There are several types of authentication, each with its own pros and cons:

Basic Authentication

Basic authentication is a simple authentication scheme built into the HTTP protocol. The client sends HTTP requests with the Authorization header that contains the word Basic followed by a space and a base64-encoded string username:password. For example, to authorize as user demo and password p@55w0rd the client would send: Authorization: Basic ZGVtbzpwQDU1dzByZA==.

Note: Because base64 is easily decoded, Basic authentication should only be used together with other security mechanisms such as HTTPS/SSL.

When users authenticate using their username and password, they're issued a token, containing an authentication ticket that can be used for authentication and authorization. The token is stored as a cookie that accompanies every request the client makes.

A cookie-based authentication is a popular form of authentication.
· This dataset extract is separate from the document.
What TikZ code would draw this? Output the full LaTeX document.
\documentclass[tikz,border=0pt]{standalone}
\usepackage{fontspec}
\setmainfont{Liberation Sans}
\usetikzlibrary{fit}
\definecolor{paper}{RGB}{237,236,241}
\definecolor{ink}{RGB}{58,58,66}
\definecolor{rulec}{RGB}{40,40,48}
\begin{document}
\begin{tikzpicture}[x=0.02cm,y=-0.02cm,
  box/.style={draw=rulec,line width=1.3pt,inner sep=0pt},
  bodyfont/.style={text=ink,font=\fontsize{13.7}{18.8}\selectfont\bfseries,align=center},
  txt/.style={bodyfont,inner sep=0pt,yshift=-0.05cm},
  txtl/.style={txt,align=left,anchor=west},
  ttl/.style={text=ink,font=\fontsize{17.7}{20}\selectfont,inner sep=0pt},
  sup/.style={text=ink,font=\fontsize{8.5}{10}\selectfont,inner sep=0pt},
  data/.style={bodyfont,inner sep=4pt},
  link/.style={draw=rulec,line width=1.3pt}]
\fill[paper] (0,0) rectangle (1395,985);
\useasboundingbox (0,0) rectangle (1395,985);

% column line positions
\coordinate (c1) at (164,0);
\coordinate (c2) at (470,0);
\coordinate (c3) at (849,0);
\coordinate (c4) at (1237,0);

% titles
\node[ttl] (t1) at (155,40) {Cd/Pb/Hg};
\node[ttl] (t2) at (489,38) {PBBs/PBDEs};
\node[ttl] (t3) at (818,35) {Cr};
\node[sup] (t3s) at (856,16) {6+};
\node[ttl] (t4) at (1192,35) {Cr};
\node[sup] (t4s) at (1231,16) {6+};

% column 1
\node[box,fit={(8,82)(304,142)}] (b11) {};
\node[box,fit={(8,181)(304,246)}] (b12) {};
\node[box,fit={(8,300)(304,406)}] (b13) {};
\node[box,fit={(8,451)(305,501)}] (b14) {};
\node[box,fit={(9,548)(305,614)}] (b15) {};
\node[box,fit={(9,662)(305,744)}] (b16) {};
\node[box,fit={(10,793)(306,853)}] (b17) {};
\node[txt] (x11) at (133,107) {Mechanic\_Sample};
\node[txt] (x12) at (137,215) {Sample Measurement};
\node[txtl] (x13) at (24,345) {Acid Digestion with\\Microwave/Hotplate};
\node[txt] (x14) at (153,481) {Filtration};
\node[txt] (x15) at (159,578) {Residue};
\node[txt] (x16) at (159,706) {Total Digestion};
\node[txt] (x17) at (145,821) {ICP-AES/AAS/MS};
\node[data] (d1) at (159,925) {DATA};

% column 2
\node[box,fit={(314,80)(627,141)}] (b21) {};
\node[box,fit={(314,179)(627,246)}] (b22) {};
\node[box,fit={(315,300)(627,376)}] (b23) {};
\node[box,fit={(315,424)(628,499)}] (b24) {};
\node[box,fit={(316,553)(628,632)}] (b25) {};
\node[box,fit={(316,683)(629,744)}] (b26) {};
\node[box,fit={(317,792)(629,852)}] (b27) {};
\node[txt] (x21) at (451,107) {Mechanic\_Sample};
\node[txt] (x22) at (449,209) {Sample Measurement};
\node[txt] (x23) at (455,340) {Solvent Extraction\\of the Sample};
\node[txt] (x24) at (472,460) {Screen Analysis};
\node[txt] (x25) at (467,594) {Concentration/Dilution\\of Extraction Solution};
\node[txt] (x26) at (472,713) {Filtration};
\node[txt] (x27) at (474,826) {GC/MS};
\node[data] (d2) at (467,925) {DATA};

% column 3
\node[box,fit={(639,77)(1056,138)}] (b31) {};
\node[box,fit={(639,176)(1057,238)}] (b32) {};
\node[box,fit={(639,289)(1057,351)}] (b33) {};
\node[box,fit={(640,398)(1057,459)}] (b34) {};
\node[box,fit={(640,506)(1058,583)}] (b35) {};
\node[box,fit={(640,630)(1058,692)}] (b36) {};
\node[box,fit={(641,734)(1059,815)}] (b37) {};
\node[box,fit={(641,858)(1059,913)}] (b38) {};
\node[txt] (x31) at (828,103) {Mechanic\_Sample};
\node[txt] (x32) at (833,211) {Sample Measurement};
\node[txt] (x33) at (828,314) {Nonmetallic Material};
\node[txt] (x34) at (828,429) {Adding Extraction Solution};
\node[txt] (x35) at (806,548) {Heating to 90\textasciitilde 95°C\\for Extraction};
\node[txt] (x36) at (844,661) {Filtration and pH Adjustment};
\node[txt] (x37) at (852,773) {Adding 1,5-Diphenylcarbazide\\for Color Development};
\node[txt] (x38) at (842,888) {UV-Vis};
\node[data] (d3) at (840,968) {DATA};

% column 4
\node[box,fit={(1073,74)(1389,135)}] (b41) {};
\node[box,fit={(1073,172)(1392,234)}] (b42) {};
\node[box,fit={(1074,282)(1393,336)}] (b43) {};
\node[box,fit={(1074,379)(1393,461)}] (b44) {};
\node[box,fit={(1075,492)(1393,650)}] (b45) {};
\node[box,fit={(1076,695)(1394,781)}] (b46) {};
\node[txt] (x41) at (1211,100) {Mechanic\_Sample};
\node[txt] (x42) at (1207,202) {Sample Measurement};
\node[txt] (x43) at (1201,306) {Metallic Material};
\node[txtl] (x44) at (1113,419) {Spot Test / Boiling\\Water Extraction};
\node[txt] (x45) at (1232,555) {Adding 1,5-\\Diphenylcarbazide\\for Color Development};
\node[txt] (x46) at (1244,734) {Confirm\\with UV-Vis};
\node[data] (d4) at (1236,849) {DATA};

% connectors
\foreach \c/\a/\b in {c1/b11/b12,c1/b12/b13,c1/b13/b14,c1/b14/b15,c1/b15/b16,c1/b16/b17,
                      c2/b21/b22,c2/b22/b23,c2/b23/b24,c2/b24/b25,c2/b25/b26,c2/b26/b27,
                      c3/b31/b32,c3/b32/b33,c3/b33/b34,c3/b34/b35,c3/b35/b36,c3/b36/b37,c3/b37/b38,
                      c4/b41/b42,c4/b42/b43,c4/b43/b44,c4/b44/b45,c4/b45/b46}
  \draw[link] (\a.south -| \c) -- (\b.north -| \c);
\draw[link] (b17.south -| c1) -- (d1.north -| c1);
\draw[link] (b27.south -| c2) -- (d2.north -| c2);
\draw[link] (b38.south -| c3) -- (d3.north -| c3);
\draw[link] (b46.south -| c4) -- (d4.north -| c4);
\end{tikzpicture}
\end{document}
Token-based authentication systems are growing in popularity, especially in Single Page Applications (SPAs).

Note: Cookie authentication is vulnerable to Cross-Site Request Forgeries (CSRF) attacks, so it should be used together with other security measures, such as CSRF tokens.
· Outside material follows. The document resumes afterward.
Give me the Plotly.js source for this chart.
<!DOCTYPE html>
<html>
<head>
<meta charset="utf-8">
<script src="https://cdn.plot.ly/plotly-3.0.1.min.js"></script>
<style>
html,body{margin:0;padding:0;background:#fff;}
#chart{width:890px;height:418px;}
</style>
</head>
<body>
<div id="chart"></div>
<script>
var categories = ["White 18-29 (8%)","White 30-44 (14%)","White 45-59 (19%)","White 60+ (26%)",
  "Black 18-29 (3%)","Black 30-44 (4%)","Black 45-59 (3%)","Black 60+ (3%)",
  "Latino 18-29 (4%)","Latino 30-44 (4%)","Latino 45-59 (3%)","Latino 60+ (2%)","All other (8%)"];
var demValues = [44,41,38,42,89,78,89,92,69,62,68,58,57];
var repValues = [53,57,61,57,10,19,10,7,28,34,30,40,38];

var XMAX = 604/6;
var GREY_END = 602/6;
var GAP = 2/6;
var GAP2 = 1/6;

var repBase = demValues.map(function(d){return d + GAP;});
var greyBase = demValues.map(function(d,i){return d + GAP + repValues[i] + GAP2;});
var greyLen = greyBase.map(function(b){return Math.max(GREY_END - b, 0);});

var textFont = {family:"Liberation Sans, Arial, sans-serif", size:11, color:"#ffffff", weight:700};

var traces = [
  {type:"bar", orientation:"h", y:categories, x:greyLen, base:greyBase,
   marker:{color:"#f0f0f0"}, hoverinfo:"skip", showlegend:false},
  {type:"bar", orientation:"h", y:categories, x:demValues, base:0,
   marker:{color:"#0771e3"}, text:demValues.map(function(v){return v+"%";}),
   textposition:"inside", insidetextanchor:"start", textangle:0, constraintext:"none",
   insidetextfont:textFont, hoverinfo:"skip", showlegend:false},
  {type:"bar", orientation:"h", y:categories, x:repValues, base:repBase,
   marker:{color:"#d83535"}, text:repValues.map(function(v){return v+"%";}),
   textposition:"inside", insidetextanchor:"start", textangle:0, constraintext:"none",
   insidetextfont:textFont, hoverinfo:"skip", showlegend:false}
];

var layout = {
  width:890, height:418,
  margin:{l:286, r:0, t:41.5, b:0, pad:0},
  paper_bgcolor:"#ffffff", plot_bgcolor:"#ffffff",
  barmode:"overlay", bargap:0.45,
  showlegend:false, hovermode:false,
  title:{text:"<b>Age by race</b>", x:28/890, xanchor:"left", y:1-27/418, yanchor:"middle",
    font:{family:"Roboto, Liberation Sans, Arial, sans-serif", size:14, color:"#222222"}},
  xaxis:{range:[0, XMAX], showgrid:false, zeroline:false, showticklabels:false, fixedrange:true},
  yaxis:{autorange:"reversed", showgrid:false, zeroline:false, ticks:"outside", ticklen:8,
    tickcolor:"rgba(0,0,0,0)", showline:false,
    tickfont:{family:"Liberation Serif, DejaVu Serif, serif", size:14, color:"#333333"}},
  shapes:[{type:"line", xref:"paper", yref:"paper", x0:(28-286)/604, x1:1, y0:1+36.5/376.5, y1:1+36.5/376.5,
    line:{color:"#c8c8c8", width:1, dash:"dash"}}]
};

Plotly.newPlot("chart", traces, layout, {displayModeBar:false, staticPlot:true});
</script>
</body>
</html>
Token-based authentication

In each request, the token (access token) is passed in the request for server-side validation. This token isn't encrypted; it's encoded. On the server, the token is decoded to access its information. To send the token on subsequent requests, store the token in the browser's local storage. Don't be concerned about CSRF vulnerability if the token is stored in the browser's local storage. CSRF is a concern when the token is stored in a cookie. Similar to Basic authentication, Bearer authentication should only be used over HTTPS (SSL).

Digest Authentication

Digest Authentication communicates credentials in an encrypted form by applying a hash function to the username, the password, a server-supplied nonce value, the HTTP method, and the requested URI.

In a digest authentication flow, the client sends a request to a server, which sends back nonce and realm values for the client to authenticate. The client sends back a hashed username and password with the nonce and realm. The server then sends back the requested data.